Intuitively, the developmental process $\mathbb{P}_t$ traces out a *curve in the space of
distributions*.
We sample cells at various time points and obtain noisy samples along this curve.
The empirical distributions $\hat{\mathbb{P}}_{t_i}$ don't lie precisely on the curve because we only have
finitely many samples, and there are potential batch effects.
Optimal transport allows us to connect these noisy samples with straight lines (aka *geodesics* or
shortest
paths) in the space of distributions.
With fine enough time resolution, this piecewise-linear approximation provides a good fit.
We can test the quality of fit by holding out time points and comparing our interpolation estimate to the real
held-out data.
The fit will be better when the time-resolution is shorter, but it won't ever be perfect because the
measurements
are inherently noisy.
To quantify the baseline noise level, we compute the distance between two independent replicates at the
*same* time point.
When this noise level is comparable to our quality of interpolation, we have some reassurance that OT is working
well.

### Notebook 7: Validation by Geodesic Interpolation

In this notebook we apply the Waddington-OT Validation script to the reprogramming dataset. This script checks the quality of interpolation at each triplet of consecutive time points $(t_i,t_{i+1},t_{i+2})$:

- We hold out the data from time $t_{i+1}$,
- estimate the coupling $\gamma_{t_i,t_{i+2}}$ connecting time $t_{i}$ to $t_{i+2}$,
- compute an interpolating distribution at time $t_{i+1}$,
- and compare this to the held-out data $\hat{\mathbb{P}}_{t_{i+1}}$.
- If the held-out data consists of multiple batches (e.g. $\hat{\mathbb{P}}_{t_{i+1}}^{(1)}$ and $\hat{\mathbb{P}}_{t_{i+1}}^{(2)}$), then we compare those to eachother to estimate the baseline noise level.

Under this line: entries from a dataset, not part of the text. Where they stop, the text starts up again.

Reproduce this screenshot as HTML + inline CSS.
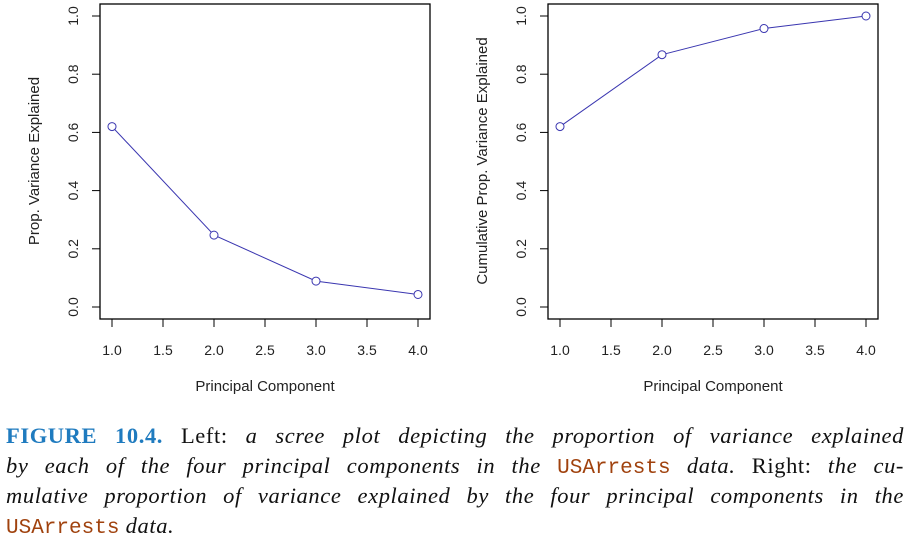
<!DOCTYPE html>
<html><head><meta charset="utf-8"><style>
body{margin:0;background:#fff;width:914px;height:547px;overflow:hidden}
svg text{font-family:"Liberation Sans",sans-serif;fill:#222}
#cap{position:absolute;left:6px;top:421px;width:898px;font-family:"Liberation Serif",serif;font-size:22.5px;line-height:30px;color:#111;letter-spacing:0.6px}
#cap .l{text-align:justify;text-align-last:justify;white-space:nowrap;height:30px}
#cap .last{text-align:left;text-align-last:left}
#cap b{color:#1f7bbf;font-weight:bold}
#cap code{font-family:"Liberation Mono",monospace;color:#a0420e;font-size:21px;letter-spacing:0}
</style></head><body>
<svg id="s" width="914" height="420" style="position:absolute;left:0;top:0"></svg>
<div id="cap">
<div class="l"><b>FIGURE 10.4.</b> Left: <i>a scree plot depicting the proportion of variance explained</i></div>
<div class="l"><i>by each of the four principal components in the</i> <code>USArrests</code> <i>data.</i> Right: <i>the cu-</i></div>
<div class="l"><i>mulative proportion of variance explained by the four principal components in the</i></div>
<div class="l last"><code>USArrests</code> <i>data.</i></div>
</div>
<script>
const components=[1,2,3,4];
const propVar=[0.620,0.247,0.089,0.043];
const cumVar=[0.620,0.867,0.957,1.000];
const xTicks=["1.0","1.5","2.0","2.5","3.0","3.5","4.0"];
const yTicks=["0.0","0.2","0.4","0.6","0.8","1.0"];
const NS="http://www.w3.org/2000/svg";
const svg=document.getElementById('s');
function mk(t,a,p){const e=document.createElementNS(NS,t);for(const k in a)e.setAttribute(k,a[k]);(p||svg).appendChild(e);return e;}
function panel(off,vals,ytitle,name){
  const g=mk('g',{});
  
  
  const xs=v=>off+112+(v-1)*(306/3);
  const ys=v=>307-v*291;
  const box=mk('rect',{x:off+100,y:4,width:330,height:315,fill:'none',stroke:'#000','stroke-width':1.3},g);
  
  
  xTicks.forEach(t=>{const v=parseFloat(t),x=xs(v);
    mk('line',{x1:x,x2:x,y1:319,y2:327,stroke:'#000'},g);
    const tx=mk('text',{x:x,y:355,'text-anchor':'middle','font-size':14},g);tx.textContent=t;
    
    });
  yTicks.forEach(t=>{const v=parseFloat(t),y=ys(v);
    mk('line',{x1:off+92,x2:off+100,y1:y,y2:y,stroke:'#000'},g);
    const tx=mk('text',{x:0,y:0,'text-anchor':'middle','font-size':14,transform:`translate(${off+78},${y}) rotate(-90)`},g);tx.textContent=t;
    
    });
  const xt=mk('text',{x:off+265,y:391,'text-anchor':'middle','font-size':15},g);xt.textContent='Principal Component';
  
  
  const yt=mk('text',{x:0,y:0,'text-anchor':'middle','font-size':15,transform:`translate(${off+39},161) rotate(-90)`},g);yt.textContent=ytitle;
  
  
  const pts=components.map((c,i)=>xs(c)+','+ys(vals[i])).join(' ');
  const ln=mk('polyline',{points:pts,fill:'none',stroke:'#3a36b0','stroke-width':1},g);
  
  
  components.forEach((c,i)=>{const p=mk('circle',{cx:xs(c),cy:ys(vals[i]),r:4,fill:'#fff',stroke:'#3a36b0','stroke-width':1},g);
    
    });
}
panel(0,propVar,'Prop. Variance Explained','scree-plot');
panel(448,cumVar,'Cumulative Prop. Variance Explained','cumulative-plot');
</script>
</body></html>
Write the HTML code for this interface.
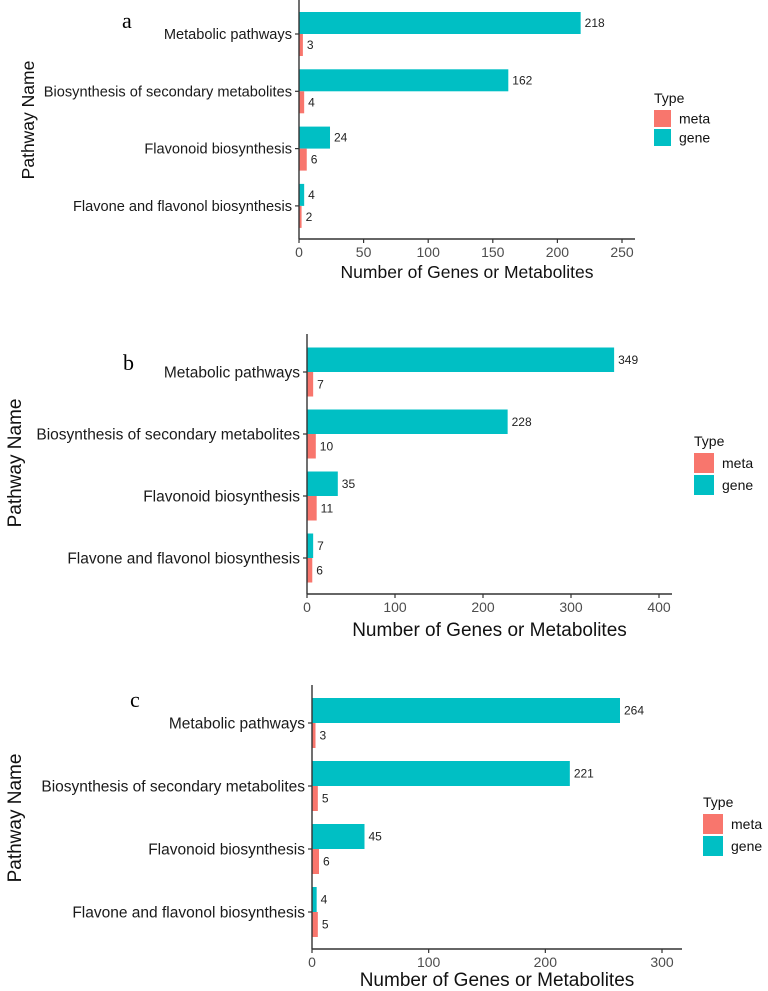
<!DOCTYPE html>
<html><head><meta charset="utf-8"><style>
html,body{margin:0;padding:0;background:#fff;}
svg{display:block;font-family:"Liberation Sans",sans-serif;}
</style></head><body>
<svg id="chart" width="768" height="991" viewBox="0 0 768 991"></svg>
<script>
const categories = ["Metabolic pathways","Biosynthesis of secondary metabolites","Flavonoid biosynthesis","Flavone and flavonol biosynthesis"];
const geneA = [218,162,24,4];
const metaA = [3,4,6,2];
const geneB = [349,228,35,7];
const metaB = [7,10,11,6];
const geneC = [264,221,45,4];
const metaC = [3,5,6,5];
const ticksA = [0,50,100,150,200,250];
const ticksB = [0,100,200,300,400];
const ticksC = [0,100,200,300];
const panelLetters = ["a","b","c"];

const NS="http://www.w3.org/2000/svg";
const svg=document.getElementById('chart');
function mk(tag,attrs,parent){const e=document.createElementNS(NS,tag);for(const k in attrs)e.setAttribute(k,attrs[k]);(parent||svg).appendChild(e);return e;}

const panels=[
 {gene:geneA,meta:metaA,ticks:ticksA,x0:299,unit:323/250,xEnd:635,top:0,bottom:239,c0:34,step:57.3,bh:22,lf:14.6,tf:17.5,ytx:28,yty:120,letter:[122,28],leg:[654,103,17],tb:278},
 {gene:geneB,meta:metaB,ticks:ticksB,x0:307,unit:352/400,xEnd:672,top:334,bottom:594,c0:372,step:62,bh:24.5,lf:15.5,tf:19,ytx:15,yty:463,letter:[123,370],leg:[694,446,20],tb:636},
 {gene:geneC,meta:metaC,ticks:ticksC,x0:312,unit:350/300,xEnd:682,top:685,bottom:949,c0:723,step:63,bh:25,lf:15.5,tf:19,ytx:15,yty:818,letter:[130,707],leg:[703,807,20],tb:986}
];

panels.forEach((p,pi)=>{
 const g=mk('g',{});
 
 
 const xs=v=>p.x0+v*p.unit;
 const yc=i=>p.c0+i*p.step;
 categories.forEach((c,i)=>{
  const gv=p.gene[i], mv=p.meta[i];
  const gb=mk('rect',{x:xs(0),y:yc(i)-p.bh,width:xs(gv)-xs(0),height:p.bh,fill:'#00BFC4'},g);
  
  
  const mb=mk('rect',{x:xs(0),y:yc(i),width:xs(mv)-xs(0),height:p.bh,fill:'#F8766D'},g);
  
  
  const gl=mk('text',{x:xs(gv)+4,y:yc(i)-p.bh/2+4,'font-size':12,fill:'#222'},g);gl.textContent=gv;
  
  
  const ml=mk('text',{x:xs(mv)+4,y:yc(i)+p.bh/2+4,'font-size':12,fill:'#222'},g);ml.textContent=mv;
  
  
  const cl=mk('text',{x:p.x0-7,y:yc(i)+p.lf*0.35,'font-size':p.lf,'text-anchor':'end',fill:'#1a1a1a'},g);cl.textContent=c;
  
  
  mk('line',{x1:p.x0-4,x2:p.x0,y1:yc(i),y2:yc(i),stroke:'#333','stroke-width':1.2},g);
 });
 mk('line',{x1:p.x0,x2:p.x0,y1:p.top,y2:p.bottom,stroke:'#333','stroke-width':1.4},g);
 mk('line',{x1:p.x0,x2:p.xEnd,y1:p.bottom,y2:p.bottom,stroke:'#333','stroke-width':1.4},g);
 p.ticks.forEach(t=>{
  mk('line',{x1:xs(t),x2:xs(t),y1:p.bottom,y2:p.bottom+4,stroke:'#333','stroke-width':1.2},g);
  const tl=mk('text',{x:xs(t),y:p.bottom+18,'font-size':14,'text-anchor':'middle',fill:'#4d4d4d'},g);tl.textContent=t;
  
  
 });
 const xt=mk('text',{x:(p.x0+p.xEnd)/2,y:p.tb,'font-size':p.tf,'text-anchor':'middle',fill:'#111'},g);xt.textContent='Number of Genes or Metabolites';
 
 
 const yt=mk('text',{x:p.ytx+6,y:p.yty,'font-size':p.tf,'text-anchor':'middle',fill:'#111',transform:`rotate(-90 ${p.ytx+6} ${p.yty})`},g);yt.textContent='Pathway Name';
 
 
 const lt=mk('text',{x:p.letter[0],y:p.letter[1],'font-size':22,'font-family':'Liberation Serif, serif',fill:'#000'},g);lt.textContent=panelLetters[pi];
 
 
 const [lx,ly,ks]=p.leg;
 const lg=mk('g',{},g);
 
 
 const ttl=mk('text',{x:lx,y:ly,'font-size':14,fill:'#111'},lg);ttl.textContent='Type';
 mk('rect',{x:lx,y:ly+7,width:ks,height:ks,fill:'#F8766D'},lg);
 mk('rect',{x:lx,y:ly+9+ks,width:ks,height:ks,fill:'#00BFC4'},lg);
 const m=mk('text',{x:lx+ks+8,y:ly+7+ks/2+5,'font-size':14,fill:'#111'},lg);m.textContent='meta';
 
 
 const ge=mk('text',{x:lx+ks+8,y:ly+9+ks*1.5+5,'font-size':14,fill:'#111'},lg);ge.textContent='gene';
 
 
});
</script>
</body></html>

*twice as fine*as necessary. When we compute transport maps to analyze the data, we don't skip any time points. It's possible that $\pi_{t_1,t_2}$ is a good approximation to $\gamma_{t_1,t_2}$ even when we aren't able to validate that $\pi_{t_1,t_3}$ is a good approximation to $\gamma_{t_1,t_3}$. So we can proceed with caution with the analyses described in the other notebooks, even if we aren't able to prove that we achieve the baseline noise level.

It's also possible to use the command-line interface to run the validation script.

## Inferring gene regulatory networks

In this section we show how to fit models of gene regulation to temporal couplings. Recall that the temporal coupling $\gamma_{t_1,t_2}$ defines a joint distribution between expression profiles at times $t_1$ and $t_2$. We can therefore sample pairs of points $(x_i,y_i)$ according to this joint distribution and use this as training data to fit a regulatory function $$y \approx f(x).$$ This idea can be implemented in different ways, depending on the class of functions we optimize over.

### Notebook 8: Predictive TFs

One simple approach is to identify transcription factors that are predictive of subsequent fates. To do this, we construct the fate matrix and look for transcription factors that are enriched in cells most fated to transition to each particular fate.

It's also possible to use the command-line interface to identify differentially expressed transcription factors.